Written by Tharushan Fernando
30 Oct, 2015 | 6:42 pm
Freedom House, an independent watchdog organisation, in its annual report titled Freedom on the Net 2015, records a significant improvement in Sri Lanka’s internet freedom, access and penetration
The internet has been a rapidly spreading form of communication and a platform for expression globally, and Sri Lanka is not immune to its reach.
The summarizing numbers of the report state that, on a scale from 0 to 100, where 0 being the most free, Sri Lanka scored a 47 which is a significant improvement from the 2014 report’s score of 58.
Sri Lanka has also recorded a 26% internet penetration which means there are approximately five million internet users in the country. Though this number is not completely satisfactory in comparison to a population of 20.7 million, it still shows the internet is reaching out in throughout the country.
With the defeat of former President Mahinda Rajapaksa in January, the media and the press were able to operate more freely – and the same can be said for the internet.
The new leadership was based on a commitment to fair and open society and in line with these assurances,websites that were previously inaccessible have been unblocked by May 2015.
The report notes that there is a greater freedom of access of internet for Sri Lanka. However, infrastructure is still in developing stages. The report highlights that concerns still exists regarding the transparency of the regulatory framework for ISPs and the independence of the Telecommunications Regulatory Commission (TRC). Legal and regulatory reform is still essential in order to consolidate and create an opening for new found internet and media freedom
Internet penetration continues to increase, and is a result of affordable internet rates and with the increase use of smartphones.
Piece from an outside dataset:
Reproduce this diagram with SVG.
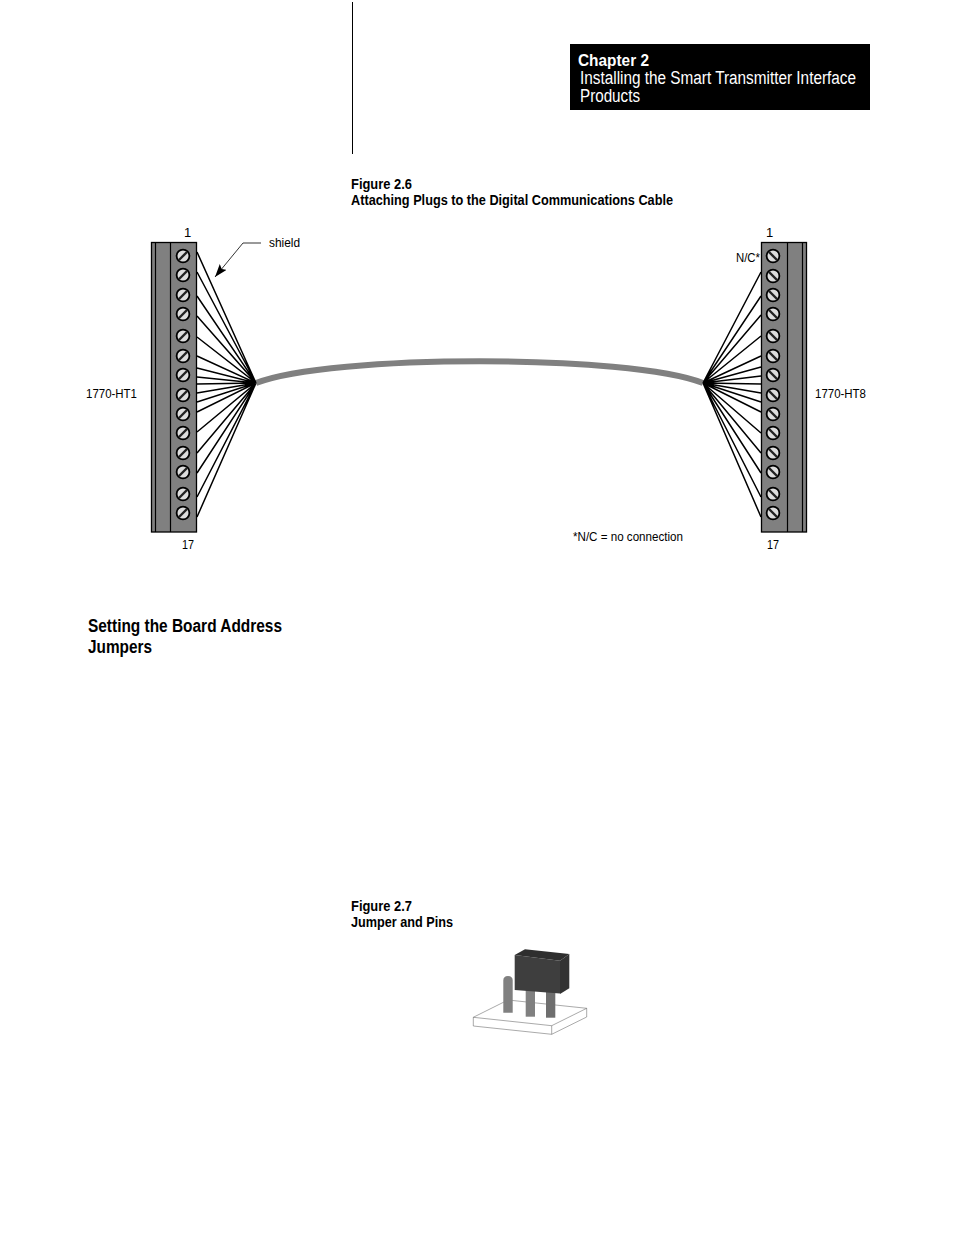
<svg xmlns="http://www.w3.org/2000/svg" width="954" height="1235" viewBox="0 0 954 1235">
<style>
text{font-family:"Liberation Sans",Arial,sans-serif;fill:#000}
.s{font-size:13px}
.b{font-weight:bold}
.w{stroke:#000;stroke-width:1.5;fill:none}
.k{fill:#808080;stroke:#000;stroke-width:1.3}
.l{fill:none;stroke:#000;stroke-width:1.2}
.sc{fill:#ddd;stroke:#000;stroke-width:1.8}
.sl{stroke:#222;stroke-width:2.4}
</style>
<defs>
<g id="scL"><circle class="sc" r="6.4"/><line class="sl" x1="-4" y1="4" x2="4" y2="-4"/></g>
<g id="scR"><circle class="sc" r="6.4"/><line class="sl" x1="-4" y1="-4" x2="4" y2="4"/></g>
<marker id="ah" markerWidth="14" markerHeight="10" refX="13" refY="4.500" orient="auto" markerUnits="userSpaceOnUse"><path d="M0 0L13 4.500L0 9L2.500 4.500Z" fill="#000"/></marker>
</defs>
<rect width="954" height="1235" fill="#fff"/>
<line x1="352.500" y1="2" x2="352.500" y2="154" stroke="#000" stroke-width="1"/>
<g id="header"><rect x="570" y="44" width="300" height="66" fill="#000"/>
<text x="578" y="66" font-size="17" class="b" style="fill:#fff" textLength="71" lengthAdjust="spacingAndGlyphs">Chapter 2</text>
<text x="580" y="84" font-size="18" style="fill:#fff" textLength="276" lengthAdjust="spacingAndGlyphs">Installing the Smart Transmitter Interface</text>
<text x="580" y="102" font-size="18" style="fill:#fff" textLength="60" lengthAdjust="spacingAndGlyphs">Products</text></g>
<g id="fig26-title"><text x="351" y="189" font-size="14" class="b" textLength="61" lengthAdjust="spacingAndGlyphs">Figure 2.6</text>
<text x="351" y="205" font-size="14" class="b" textLength="322" lengthAdjust="spacingAndGlyphs">Attaching Plugs to the Digital Communications Cable</text></g>
<g id="connectors">
<path d="M256 383C330 354 630 354 703 383" fill="none" stroke="#808080" stroke-width="6"/>
<path class="w" d="M256 383L197 252M256 383L197 272M256 383L197 296M256 383L197 316M256 383L197 337M256 383L197 356M256 383L197 368M256 383L197 377M256 383L197 384M256 383L197 393M256 383L197 402M256 383L197 412M256 383L197 432M256 383L197 453M256 383L197 473M256 383L197 497M256 383L197 517"/>
<path class="w" d="M703 383L761 272M703 383L761 296M703 383L761 315M703 383L761 336M703 383L761 356M703 383L761 367M703 383L761 376M703 383L761 384M703 383L761 393M703 383L761 402M703 383L761 412M703 383L761 433M703 383L761 453M703 383L761 473M703 383L761 497M703 383L761 517"/>
<path d="M261 243H243L215 277" fill="none" stroke="#000" stroke-width="0.8" marker-end="url(#ah)"/>
</g>
<g id="block-ht1">
<rect class="k" x="151.500" y="242.500" width="45" height="289.500"/>
<path class="l" d="M155.500 242.500V532M170.500 242.500V532"/>
<use href="#scL" x="183" y="256"/><use href="#scL" x="183" y="275"/><use href="#scL" x="183" y="295"/><use href="#scL" x="183" y="314"/><use href="#scL" x="183" y="336"/><use href="#scL" x="183" y="356"/><use href="#scL" x="183" y="375"/><use href="#scL" x="183" y="395"/><use href="#scL" x="183" y="414"/><use href="#scL" x="183" y="433"/><use href="#scL" x="183" y="453"/><use href="#scL" x="183" y="472"/><use href="#scL" x="183" y="494"/><use href="#scL" x="183" y="513"/>
<text class="s" x="184" y="237">1</text><text class="s" x="182" y="549" textLength="12" lengthAdjust="spacingAndGlyphs">17</text>
<text class="s" x="86" y="398" textLength="51" lengthAdjust="spacingAndGlyphs">1770-HT1</text>
<text class="s" x="269" y="247" textLength="31" lengthAdjust="spacingAndGlyphs">shield</text>
</g>
<g id="block-ht8">
<rect class="k" x="761.500" y="242.500" width="45" height="289.500"/>
<path class="l" d="M787.500 242.500V532M802.500 242.500V532"/>
<use href="#scR" x="773" y="256"/><use href="#scR" x="773" y="276"/><use href="#scR" x="773" y="295"/><use href="#scR" x="773" y="314"/><use href="#scR" x="773" y="336"/><use href="#scR" x="773" y="356"/><use href="#scR" x="773" y="375"/><use href="#scR" x="773" y="395"/><use href="#scR" x="773" y="414"/><use href="#scR" x="773" y="433"/><use href="#scR" x="773" y="453"/><use href="#scR" x="773" y="472"/><use href="#scR" x="773" y="494"/><use href="#scR" x="773" y="513"/>
<text class="s" x="766" y="237">1</text><text class="s" x="767" y="549" textLength="12" lengthAdjust="spacingAndGlyphs">17</text>
<text class="s" x="736" y="262" textLength="24" lengthAdjust="spacingAndGlyphs">N/C*</text>
<text class="s" x="815" y="398" textLength="51" lengthAdjust="spacingAndGlyphs">1770-HT8</text>
<text class="s" x="573" y="541" textLength="110" lengthAdjust="spacingAndGlyphs">*N/C = no connection</text>
</g>
<g id="section-heading"><text x="88" y="632" font-size="18" class="b" textLength="194" lengthAdjust="spacingAndGlyphs">Setting the Board Address</text>
<text x="88" y="653" font-size="18" class="b" textLength="64" lengthAdjust="spacingAndGlyphs">Jumpers</text></g>
<g id="fig27-title"><text x="351" y="911" font-size="14" class="b" textLength="61" lengthAdjust="spacingAndGlyphs">Figure 2.7</text>
<text x="351" y="927" font-size="14" class="b" textLength="102" lengthAdjust="spacingAndGlyphs">Jumper and Pins</text></g>
<g id="jumper">
<path d="M473.300 1017.300L508 1000L586.700 1008.300L551.700 1025.700ZM473.300 1017.300V1026L551.700 1034.300L586.700 1017V1008.300M551.700 1025.700V1034.300" fill="#fff" stroke="#555" stroke-width="0.5"/>
<path d="M503.300 1012.700V980.500Q503.300 976 508 976Q512.700 976 512.700 980.500V1012.700Z" fill="#808080"/>
<rect x="525.700" y="990" width="9.300" height="26.700" fill="#808080"/>
<rect x="546" y="990" width="9.300" height="27.700" fill="#6e6e6e"/>
<path d="M514.700 955L560 960.700V993.500L514.700 990Z" fill="#3e3e3e"/>
<path d="M514.700 955L525 949.300L569.300 954L560 960.700Z" fill="#2e2e2e"/>
<path d="M560 960.700L569.300 954V988.300L560 994Z" fill="#333"/>
</g>
</svg>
However low digital literacy stands in the way of widespread ICT use. Internet penetration has gone up since 2013 from 22% to the current rate of 26% with growing demand of youth for online services and currently one out of five people in the country use smart devices and in early 2014 Sri Lanka’s mobile market surpasses the ‘100% subscriber penetration’ milestone according to the report.
According to the report, as a national regulatory body the TRC’s actions have lacked in terms of transparency and independence and over the year, the TRC’s intervention to restrict online content and pronouncement on strengthening online regulations have been partisan, extra legal and repressive.
The internet has also provided a platform for expression and is reflected in the nation’s significant level of digital activism and engagement on political issues. In 2014, the former President reaffirmed his intent to regulate social media and stated that the government would take the necessary steps to prevent the internet from spreading “political and social unrest” but under President Sirsena, no such attempts have been made to regulate social media.
The report also states that under the previous regime, authorities actively encouraged self-censorship “on matters that would damage the integrity of the island”. But under the leadership of President Sirisena, traditional and new media outlets have become more expressive and has the capacity to criticise on both sides of the political divide. This is a notable difference, since opinions and reports expressing criticism would not have been tolerated by the previous regime.